_WRITTEN PROBLEM_. Look for the line containing "Recreate this image" and the line containing "margin.top - margin.bottom;"; retype them and all lines between, exactly, and leave out the pictures.

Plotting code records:
▼

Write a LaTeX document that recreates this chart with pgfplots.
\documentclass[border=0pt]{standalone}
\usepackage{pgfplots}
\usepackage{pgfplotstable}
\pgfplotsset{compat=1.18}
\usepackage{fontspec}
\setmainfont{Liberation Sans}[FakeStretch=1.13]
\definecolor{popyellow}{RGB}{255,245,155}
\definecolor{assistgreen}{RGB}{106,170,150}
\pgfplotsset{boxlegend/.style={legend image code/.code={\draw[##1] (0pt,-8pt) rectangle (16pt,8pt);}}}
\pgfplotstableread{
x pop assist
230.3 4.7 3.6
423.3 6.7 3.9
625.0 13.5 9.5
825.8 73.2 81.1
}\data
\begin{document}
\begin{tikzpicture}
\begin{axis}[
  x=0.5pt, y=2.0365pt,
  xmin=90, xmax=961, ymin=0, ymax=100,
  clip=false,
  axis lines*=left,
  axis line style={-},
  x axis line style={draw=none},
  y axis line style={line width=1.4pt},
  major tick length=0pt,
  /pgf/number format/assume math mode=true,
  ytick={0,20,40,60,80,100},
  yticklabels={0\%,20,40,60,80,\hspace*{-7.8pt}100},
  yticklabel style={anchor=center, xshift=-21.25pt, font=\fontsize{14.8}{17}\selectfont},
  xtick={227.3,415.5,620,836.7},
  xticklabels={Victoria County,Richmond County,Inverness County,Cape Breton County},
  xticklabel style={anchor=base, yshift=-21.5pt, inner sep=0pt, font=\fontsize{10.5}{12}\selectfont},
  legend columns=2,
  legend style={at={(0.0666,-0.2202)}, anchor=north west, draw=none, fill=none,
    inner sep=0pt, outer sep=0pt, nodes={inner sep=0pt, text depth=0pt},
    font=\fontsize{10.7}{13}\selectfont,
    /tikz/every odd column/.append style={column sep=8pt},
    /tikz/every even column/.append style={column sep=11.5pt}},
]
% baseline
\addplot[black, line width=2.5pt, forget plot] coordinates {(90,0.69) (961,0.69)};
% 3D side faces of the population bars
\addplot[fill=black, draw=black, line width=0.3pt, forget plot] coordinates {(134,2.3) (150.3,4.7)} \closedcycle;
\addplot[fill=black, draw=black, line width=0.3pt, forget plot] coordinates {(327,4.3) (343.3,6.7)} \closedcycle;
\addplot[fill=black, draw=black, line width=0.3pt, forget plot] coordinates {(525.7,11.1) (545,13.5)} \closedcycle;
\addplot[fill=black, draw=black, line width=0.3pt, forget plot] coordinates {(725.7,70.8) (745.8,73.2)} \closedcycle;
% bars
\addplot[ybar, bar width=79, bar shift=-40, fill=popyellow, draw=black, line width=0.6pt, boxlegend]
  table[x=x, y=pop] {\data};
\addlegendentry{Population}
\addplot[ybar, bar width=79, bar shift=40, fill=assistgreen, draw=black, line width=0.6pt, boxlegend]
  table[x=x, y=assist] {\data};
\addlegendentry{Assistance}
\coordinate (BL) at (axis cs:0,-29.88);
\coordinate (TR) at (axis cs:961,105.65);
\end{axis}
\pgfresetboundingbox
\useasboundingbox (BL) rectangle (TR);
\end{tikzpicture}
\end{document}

▲
▼

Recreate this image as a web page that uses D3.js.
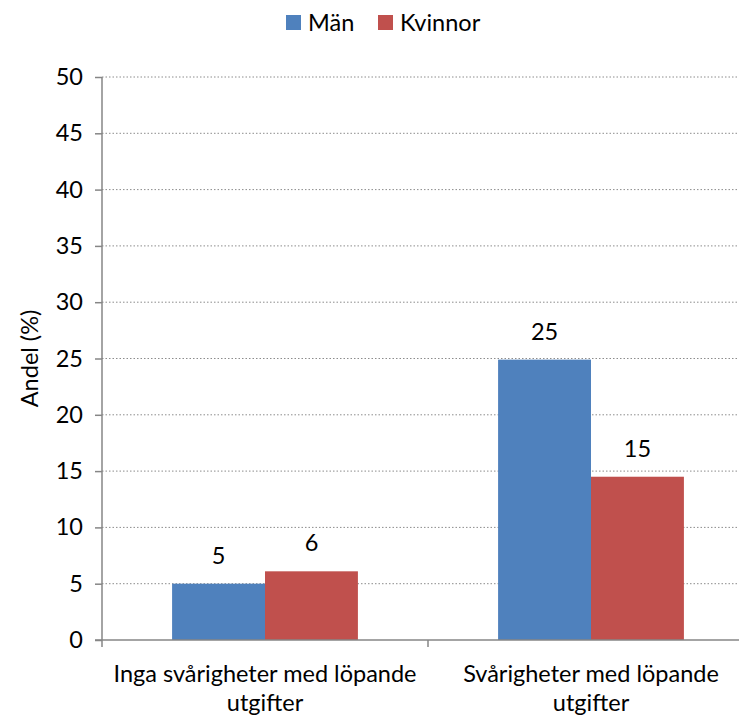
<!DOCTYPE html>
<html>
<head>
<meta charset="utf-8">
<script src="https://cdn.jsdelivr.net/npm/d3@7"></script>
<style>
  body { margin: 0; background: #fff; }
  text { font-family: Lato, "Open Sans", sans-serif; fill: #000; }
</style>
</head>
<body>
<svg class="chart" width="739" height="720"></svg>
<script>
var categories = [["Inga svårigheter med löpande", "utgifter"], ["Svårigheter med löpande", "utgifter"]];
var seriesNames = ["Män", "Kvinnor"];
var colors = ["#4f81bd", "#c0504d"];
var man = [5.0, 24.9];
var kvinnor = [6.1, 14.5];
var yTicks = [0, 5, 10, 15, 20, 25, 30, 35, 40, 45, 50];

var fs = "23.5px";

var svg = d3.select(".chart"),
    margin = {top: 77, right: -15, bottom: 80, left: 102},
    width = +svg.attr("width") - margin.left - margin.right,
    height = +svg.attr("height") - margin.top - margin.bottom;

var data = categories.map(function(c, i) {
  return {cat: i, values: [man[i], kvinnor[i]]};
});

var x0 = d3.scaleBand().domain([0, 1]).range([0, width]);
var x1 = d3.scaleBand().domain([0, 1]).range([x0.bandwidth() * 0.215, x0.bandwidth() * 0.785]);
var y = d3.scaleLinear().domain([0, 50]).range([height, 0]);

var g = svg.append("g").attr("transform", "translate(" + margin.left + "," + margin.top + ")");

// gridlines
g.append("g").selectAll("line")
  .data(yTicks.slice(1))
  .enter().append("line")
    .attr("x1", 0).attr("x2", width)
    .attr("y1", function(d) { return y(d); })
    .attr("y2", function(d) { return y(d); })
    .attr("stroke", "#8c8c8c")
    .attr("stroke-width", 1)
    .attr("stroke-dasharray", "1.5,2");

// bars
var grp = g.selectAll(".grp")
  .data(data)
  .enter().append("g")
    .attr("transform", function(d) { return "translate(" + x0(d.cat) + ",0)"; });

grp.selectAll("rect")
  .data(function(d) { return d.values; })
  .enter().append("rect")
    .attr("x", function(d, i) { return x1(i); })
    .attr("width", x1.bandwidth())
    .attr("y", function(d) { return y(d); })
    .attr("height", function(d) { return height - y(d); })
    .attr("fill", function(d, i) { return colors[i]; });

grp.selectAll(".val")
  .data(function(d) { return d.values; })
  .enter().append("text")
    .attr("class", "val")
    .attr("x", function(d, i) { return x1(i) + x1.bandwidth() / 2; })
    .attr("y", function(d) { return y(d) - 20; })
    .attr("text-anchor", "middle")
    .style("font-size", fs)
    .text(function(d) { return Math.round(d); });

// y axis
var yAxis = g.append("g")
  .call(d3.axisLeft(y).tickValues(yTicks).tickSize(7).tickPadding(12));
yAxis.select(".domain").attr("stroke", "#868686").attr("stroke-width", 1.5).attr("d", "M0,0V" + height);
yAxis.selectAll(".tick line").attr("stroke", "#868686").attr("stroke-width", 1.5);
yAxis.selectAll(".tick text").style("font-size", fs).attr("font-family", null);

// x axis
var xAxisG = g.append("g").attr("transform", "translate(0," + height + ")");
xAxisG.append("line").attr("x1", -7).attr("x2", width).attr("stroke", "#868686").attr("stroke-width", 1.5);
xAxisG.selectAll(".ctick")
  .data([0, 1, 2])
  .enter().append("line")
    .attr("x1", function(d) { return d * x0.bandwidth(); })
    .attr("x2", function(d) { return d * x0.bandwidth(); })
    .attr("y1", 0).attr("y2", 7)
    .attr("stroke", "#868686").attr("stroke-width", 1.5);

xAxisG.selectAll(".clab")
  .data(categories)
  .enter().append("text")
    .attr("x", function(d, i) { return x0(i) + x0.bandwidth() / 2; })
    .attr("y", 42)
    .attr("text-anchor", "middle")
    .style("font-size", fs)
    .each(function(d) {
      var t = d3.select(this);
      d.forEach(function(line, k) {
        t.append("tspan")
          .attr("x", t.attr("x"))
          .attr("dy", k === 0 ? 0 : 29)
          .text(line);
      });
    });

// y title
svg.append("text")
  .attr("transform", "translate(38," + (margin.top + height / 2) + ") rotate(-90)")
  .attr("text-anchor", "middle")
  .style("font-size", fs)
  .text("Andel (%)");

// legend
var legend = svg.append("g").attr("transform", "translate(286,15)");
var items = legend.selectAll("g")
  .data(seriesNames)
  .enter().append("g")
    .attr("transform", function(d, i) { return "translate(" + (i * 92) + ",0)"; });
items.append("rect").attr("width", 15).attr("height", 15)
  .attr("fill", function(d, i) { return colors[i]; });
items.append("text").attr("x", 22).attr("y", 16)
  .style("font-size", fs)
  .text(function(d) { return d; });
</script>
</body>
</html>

▲

_FINISHED TASK_.
Recreate this image as a web page that uses D3.js.
<!DOCTYPE html>
<html>
<head>
<meta charset="utf-8">
<script src="https://cdn.jsdelivr.net/npm/d3@7"></script>
<style>
  body { margin: 0; background: #fff; }
  text { font-family: Lato, "Open Sans", sans-serif; fill: #000; }
</style>
</head>
<body>
<svg class="chart" width="739" height="720"></svg>
<script>
var categories = [["Inga svårigheter med löpande", "utgifter"], ["Svårigheter med löpande", "utgifter"]];
var seriesNames = ["Män", "Kvinnor"];
var colors = ["#4f81bd", "#c0504d"];
var man = [5.0, 24.9];
var kvinnor = [6.1, 14.5];
var yTicks = [0, 5, 10, 15, 20, 25, 30, 35, 40, 45, 50];

var fs = "23.5px";

var svg = d3.select(".chart"),
    margin = {top: 77, right: -15, bottom: 80, left: 102},
    width = +svg.attr("width") - margin.left - margin.right,
    height = +svg.attr("height") - margin.top - margin.bottom;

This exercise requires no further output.